Let's not say "consists in", as we don't want to rule out
non-FSA-based intelligence.  Let's just say that there exists
a class of FSAs such that any implementation of those FSAs
is intelligent.  (And similarly for more specific mental
properties.)

>2) A physical object implements a given FSA if there is a
>mapping from each possible state of the object to a state
>of the FSA, and from some set of physical operations upon
>the object to the set of inputs of the FSA, such that the
>dynamics of the object, as determined by the laws of physics,
>correspond (under the mapping) to the state transition table
>of the FSA.

Something like this is right, except that (1) one needn't map
every possible state of the object, as long as no unmapped state
is reachable from a mapped state; (2) there may be restrictions
on just what counts as an input, as in the Putnam quote I posted
earlier; (3) your statements about "the dynamics correspond" is
fairly vague.  More precisely, for every state S and input I,
then if the object is in a physical state corresponding to S,
and receives an input corresponding to I, then then it must
transit into a physical state corresponding to NextState(S,I)
(the state specified by the transition table).

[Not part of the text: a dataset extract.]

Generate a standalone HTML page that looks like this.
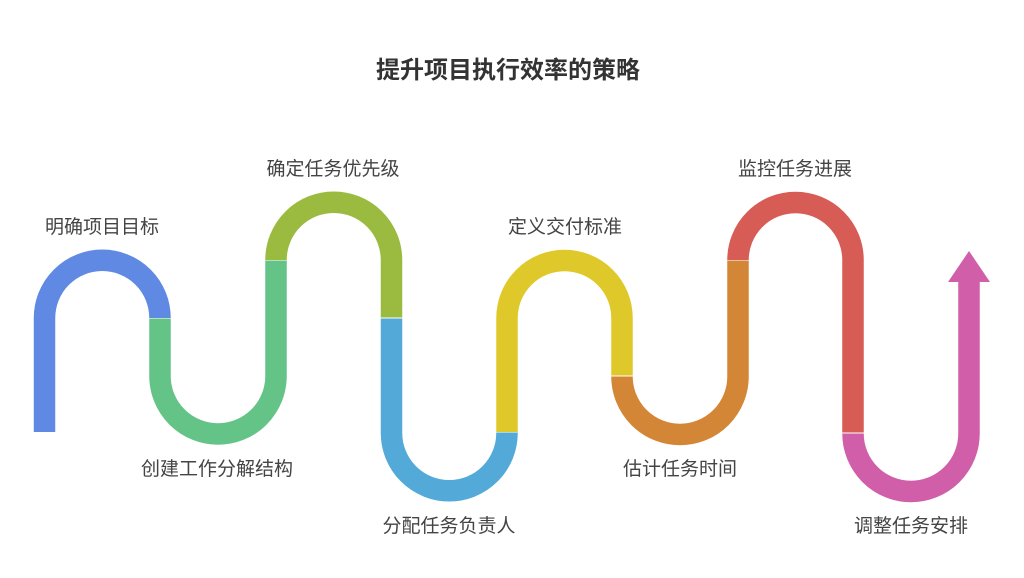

>Is this a fair statement of the position that the "counterfactualist"
>party has been defending?  I'd like to get it clear.

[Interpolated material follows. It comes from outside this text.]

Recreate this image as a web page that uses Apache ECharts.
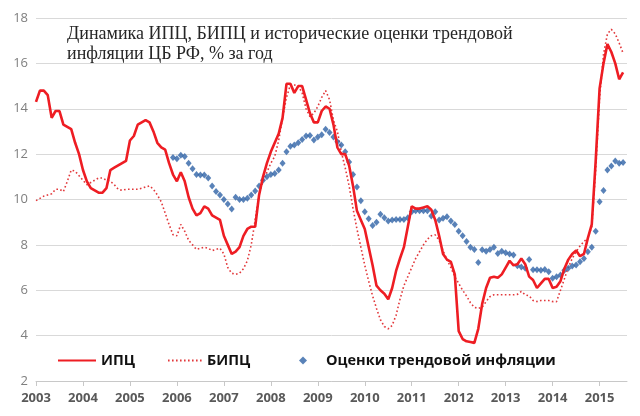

As modified, yes (modulo lots of nitpicky details, no doubt).
Note that the conditional at the end ("if the object...then 
it must transit") is a strong conditional (i.e. carrying
modal force), not just a weak material conditional.

-- 
Dave Chalmers                            (dave@cogsci.indiana.edu)      
Center for Research on Concepts and Cognition, Indiana University.
"It is not the least charm of a theory that it is refutable."